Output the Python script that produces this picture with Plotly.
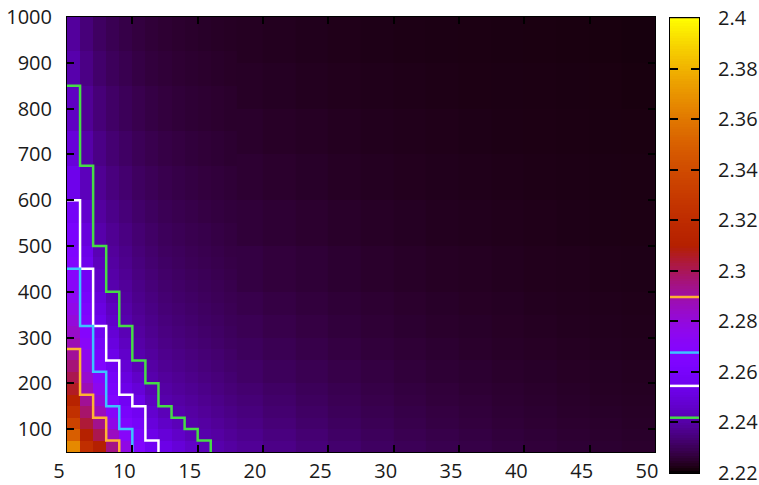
import math
import numpy as np
import plotly.graph_objects as go

# ---------------- data ----------------
# left block: x cells of width 1 from 5 to 18, rows (y) given by edges
x_edges_left = [5, 6, 7, 8, 9, 10, 11, 12, 13, 14, 15, 16, 17, 18]
y_edges_left = [50, 75, 100, 125, 150, 175, 200, 225, 250, 275, 300, 325, 350, 375,
                400, 425, 450, 475, 500, 550, 600, 675, 750, 850, 925, 1000]
# one list per x column, bottom row first
left_cols = [
    [2.366, 2.349, 2.335, 2.323, 2.313, 2.306, 2.3010, 2.2961, 2.2917, 2.2876, 2.2839, 2.2805, 2.2773,
     2.2744, 2.2716, 2.2691, 2.2667, 2.2645, 2.2614, 2.2576, 2.2536, 2.2493, 2.2451, 2.2412, 2.2388],
    [2.322, 2.3107, 2.3037, 2.2976, 2.2921, 2.2872, 2.2828, 2.2788, 2.2751, 2.2718, 2.2687, 2.2659, 2.2632,
     2.2608, 2.2586, 2.2564, 2.2540, 2.2526, 2.2500, 2.2470, 2.2436, 2.2405, 2.2379, 2.2357, 2.2341],
    [2.3099, 2.3010, 2.2932, 2.2863, 2.2802, 2.2748, 2.2699, 2.2657, 2.2621, 2.2588, 2.2558, 2.2533, 2.2511,
     2.2492, 2.2473, 2.2456, 2.2440, 2.2425, 2.2409, 2.2393, 2.2376, 2.2358, 2.2340, 2.2324, 2.2312],
    [2.2942, 2.2853, 2.2776, 2.2708, 2.2656, 2.2620, 2.2587, 2.2558, 2.2531, 2.2506, 2.2484, 2.2463, 2.2444,
     2.2426, 2.2413, 2.2404, 2.2395, 2.2387, 2.2376, 2.2363, 2.2348, 2.2333, 2.2318, 2.2305, 2.2295],
    [2.2780, 2.2708, 2.2651, 2.2604, 2.2563, 2.2531, 2.2506, 2.2483, 2.2463, 2.2444, 2.2426, 2.2413, 2.2403,
     2.2394, 2.2385, 2.2377, 2.2369, 2.2363, 2.2353, 2.2341, 2.2328, 2.2315, 2.2302, 2.2291, 2.2282],
    [2.2662, 2.2623, 2.2588, 2.2558, 2.2525, 2.2491, 2.2459, 2.2431, 2.2412, 2.2402, 2.2392, 2.2383, 2.2374,
     2.2366, 2.2359, 2.2352, 2.2346, 2.2340, 2.2332, 2.2322, 2.2311, 2.2300, 2.2289, 2.2279, 2.2272],
    [2.2562, 2.2528, 2.2498, 2.2472, 2.2449, 2.2428, 2.2412, 2.2400, 2.2390, 2.2380, 2.2371, 2.2363, 2.2355,
     2.2349, 2.2342, 2.2336, 2.2330, 2.2325, 2.2318, 2.2309, 2.2299, 2.2289, 2.2279, 2.2270, 2.2264],
    [2.2525, 2.2490, 2.2458, 2.2431, 2.2411, 2.2399, 2.2388, 2.2377, 2.2368, 2.2360, 2.2352, 2.2345, 2.2338,
     2.2332, 2.2326, 2.2321, 2.2316, 2.2311, 2.2305, 2.2297, 2.2289, 2.2280, 2.2271, 2.2263, 2.2258],
    [2.2491, 2.2459, 2.2431, 2.2411, 2.2398, 2.2386, 2.2376, 2.2366, 2.2357, 2.2349, 2.2342, 2.2335, 2.2329,
     2.2323, 2.2318, 2.2313, 2.2308, 2.2304, 2.2297, 2.2290, 2.2282, 2.2274, 2.2265, 2.2258, 2.2253],
    [2.2459, 2.2431, 2.2410, 2.2397, 2.2385, 2.2374, 2.2364, 2.2355, 2.2347, 2.2339, 2.2332, 2.2326, 2.2320,
     2.2315, 2.2309, 2.2305, 2.2300, 2.2296, 2.2290, 2.2284, 2.2276, 2.2268, 2.2260, 2.2254, 2.2249],
    [2.2432, 2.2410, 2.2396, 2.2383, 2.2372, 2.2362, 2.2352, 2.2344, 2.2336, 2.2330, 2.2323, 2.2317, 2.2312,
     2.2307, 2.2302, 2.2298, 2.2294, 2.2290, 2.2285, 2.2278, 2.2271, 2.2264, 2.2257, 2.2251, 2.2246],
    [2.2412, 2.2397, 2.2383, 2.2371, 2.2361, 2.2351, 2.2343, 2.2335, 2.2328, 2.2321, 2.2315, 2.2310, 2.2305,
     2.2300, 2.2296, 2.2291, 2.2288, 2.2284, 2.2279, 2.2273, 2.2267, 2.2260, 2.2253, 2.2247, 2.2243],
    [2.2395, 2.2381, 2.2369, 2.2358, 2.2348, 2.2339, 2.2331, 2.2324, 2.2318, 2.2312, 2.2306, 2.2301, 2.2296,
     2.2292, 2.2288, 2.2284, 2.2281, 2.2278, 2.2273, 2.2268, 2.2262, 2.2255, 2.2249, 2.2244, 2.2240],
]

# right block: wider cells
x_edges_right = [18, 20, 22.5, 25, 27.5, 30, 32.5, 35, 37.5, 40, 42.5, 45, 47.5, 50]
y_edges_right = [50, 75, 100, 125, 150, 175, 200, 250, 300, 350, 400, 500, 600, 700, 800, 900, 1000]
right_cols = [
    [2.2380, 2.2367, 2.2356, 2.2346, 2.2337, 2.2329, 2.2318, 2.2306, 2.2296, 2.2287, 2.2276, 2.2265, 2.2256, 2.2249, 2.2243, 2.2238],
    [2.2360, 2.2349, 2.2339, 2.2330, 2.2322, 2.2315, 2.2305, 2.2295, 2.2286, 2.2278, 2.2269, 2.2259, 2.2251, 2.2244, 2.2239, 2.2235],
    [2.2342, 2.2332, 2.2323, 2.2315, 2.2308, 2.2302, 2.2294, 2.2284, 2.2277, 2.2270, 2.2262, 2.2253, 2.2246, 2.2240, 2.2235, 2.2231],
    [2.2326, 2.2317, 2.2309, 2.2302, 2.2296, 2.2291, 2.2283, 2.2275, 2.2268, 2.2262, 2.2255, 2.2247, 2.2241, 2.2236, 2.2232, 2.2228],
    [2.2312, 2.2304, 2.2297, 2.2291, 2.2286, 2.2281, 2.2275, 2.2267, 2.2261, 2.2256, 2.2250, 2.2243, 2.2237, 2.2233, 2.2229, 2.2226],
    [2.2300, 2.2293, 2.2287, 2.2282, 2.2277, 2.2273, 2.2267, 2.2261, 2.2255, 2.2251, 2.2245, 2.2239, 2.2234, 2.2230, 2.2227, 2.2224],
    [2.2290, 2.2284, 2.2278, 2.2274, 2.2269, 2.2266, 2.2260, 2.2255, 2.2250, 2.2246, 2.2241, 2.2235, 2.2231, 2.2228, 2.2225, 2.2222],
    [2.2281, 2.2276, 2.2271, 2.2267, 2.2263, 2.2259, 2.2255, 2.2250, 2.2246, 2.2242, 2.2238, 2.2233, 2.2229, 2.2226, 2.2223, 2.2221],
    [2.2273, 2.2268, 2.2264, 2.2260, 2.2257, 2.2254, 2.2250, 2.2245, 2.2242, 2.2239, 2.2235, 2.2230, 2.2227, 2.2224, 2.2222, 2.2220],
    [2.2266, 2.2262, 2.2258, 2.2255, 2.2252, 2.2249, 2.2246, 2.2242, 2.2238, 2.2235, 2.2232, 2.2228, 2.2225, 2.2223, 2.2221, 2.2219],
    [2.2260, 2.2256, 2.2253, 2.2250, 2.2247, 2.2245, 2.2242, 2.2238, 2.2235, 2.2233, 2.2230, 2.2226, 2.2224, 2.2221, 2.2220, 2.2218],
    [2.2255, 2.2252, 2.2249, 2.2246, 2.2243, 2.2241, 2.2239, 2.2235, 2.2233, 2.2230, 2.2227, 2.2224, 2.2222, 2.2220, 2.2219, 2.2217],
    [2.2251, 2.2248, 2.2245, 2.2243, 2.2240, 2.2238, 2.2236, 2.2233, 2.2230, 2.2228, 2.2226, 2.2223, 2.2221, 2.2219, 2.2217, 2.2216],
]

contour_levels = [2.2418, 2.2544, 2.2676, 2.2896]
contour_colors = ["#46dc46", "#ffffff", "#3cc3ff", "#ffb232"]

x_tickvals = [5, 10, 15, 20, 25, 30, 35, 40, 45, 50]
y_tickvals = [100, 200, 300, 400, 500, 600, 700, 800, 900, 1000]
cb_tickvals = [2.22, 2.24, 2.26, 2.28, 2.30, 2.32, 2.34, 2.36, 2.38, 2.40]
cb_ticktext = ["2.22", "2.24", "2.26", "2.28", "2.3", "2.32", "2.34", "2.36", "2.38", "2.4"]
zmin, zmax = 2.22, 2.40

# ---------------- palette (gnuplot rgbformulae 7,5,15) ----------------
colorscale = []
for i in range(101):
    s = i / 100
    r = math.sqrt(s)
    g = s ** 3
    b = max(0.0, math.sin(2 * math.pi * s))
    colorscale.append([s, f"rgb({round(255*r)},{round(255*g)},{round(255*b)})"])

FONT = "Open Sans"
fig = go.Figure()

fig.add_trace(go.Heatmap(x=x_edges_left, y=y_edges_left, z=left_cols, transpose=True,
                         coloraxis="coloraxis", hoverinfo="skip"))
fig.add_trace(go.Heatmap(x=x_edges_right, y=y_edges_right, z=right_cols, transpose=True,
                         coloraxis="coloraxis", hoverinfo="skip"))

# staircase contour lines along cell borders
for lev, col in zip(contour_levels, contour_colors):
    ks = [sum(1 for v in c if v >= lev) for c in left_cols]
    xs, ys = [], []
    for i, k in enumerate(ks):
        xs.append(x_edges_left[i]); ys.append(y_edges_left[k])
        if k == 0:
            break
        xs.append(x_edges_left[i + 1]); ys.append(y_edges_left[k])
    fig.add_trace(go.Scatter(x=xs, y=ys, mode="lines", line=dict(color=col, width=2.5),
                             hoverinfo="skip", showlegend=False))

# colour bar built as its own small subplot
cb_edges = np.linspace(zmin, zmax, 181)
cb_z = [[float((cb_edges[i] + cb_edges[i + 1]) / 2)] for i in range(len(cb_edges) - 1)]
fig.add_trace(go.Heatmap(x=[0, 1], y=cb_edges, z=cb_z, coloraxis="coloraxis",
                         xaxis="x2", yaxis="y2", hoverinfo="skip"))
for lev, col in zip(contour_levels, contour_colors):
    fig.add_trace(go.Scatter(x=[0, 1], y=[lev, lev], mode="lines", xaxis="x2", yaxis="y2",
                             line=dict(color=col, width=2.5), hoverinfo="skip", showlegend=False))

tick_font = dict(family=FONT, size=20, color="#1a1a1a")
fig.update_layout(
    width=759, height=485,
    margin=dict(l=0, r=0, t=0, b=0, autoexpand=False),
    paper_bgcolor="white", plot_bgcolor="rgb(38,0,36)",
    showlegend=False,
    coloraxis=dict(cmin=zmin, cmax=zmax, colorscale=colorscale, showscale=False),
    xaxis=dict(domain=[67/759, 655/759], range=[5, 50], tickvals=x_tickvals, automargin=False,
               ticks="inside", ticklen=7, tickwidth=1.5, tickcolor="black", mirror="ticks",
               showline=True, linecolor="black", linewidth=1, showgrid=False, zeroline=False,
               tickfont=tick_font, ticklabelshift=-8, ticklabelstandoff=1,
               ticklabeloverflow="allow"),
    yaxis=dict(domain=[33/485, 468/485], range=[50, 1000], tickvals=y_tickvals, automargin=False,
               ticks="inside", ticklen=7, tickwidth=1.5, tickcolor="black", mirror="ticks",
               showline=True, linecolor="black", linewidth=1, showgrid=False, zeroline=False,
               tickfont=tick_font, ticklabelstandoff=10, ticklabeloverflow="allow"),
    xaxis2=dict(domain=[670/759, 699/759], range=[0, 1], anchor="y2", showticklabels=False,
                ticks="", showline=True, mirror=True, linecolor="black", linewidth=1,
                showgrid=False, zeroline=False, automargin=False),
    yaxis2=dict(domain=[12/485, 467/485], range=[zmin - 0.0001, zmax + 0.0001], anchor="x2",
                side="right", tickvals=cb_tickvals, ticktext=cb_ticktext, ticks="inside",
                ticklen=8, tickwidth=1.5, tickcolor="black", mirror="ticks", showline=True,
                linecolor="black", linewidth=1, showgrid=False, zeroline=False,
                tickfont=tick_font, ticklabelstandoff=14, automargin=False,
                ticklabeloverflow="allow"),
)

fig.write_html("out.html")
* * * * * * *
* CHALLENGE *
Go from the first line of the listing to the line holding "import plotly.graph_objects as go" and, please, transcribe those lines exactly, both included, with no pictures.

* SOLVED PROBLEM *
Output the Python script that produces this picture with Plotly.
import math
import numpy as np
import plotly.graph_objects as go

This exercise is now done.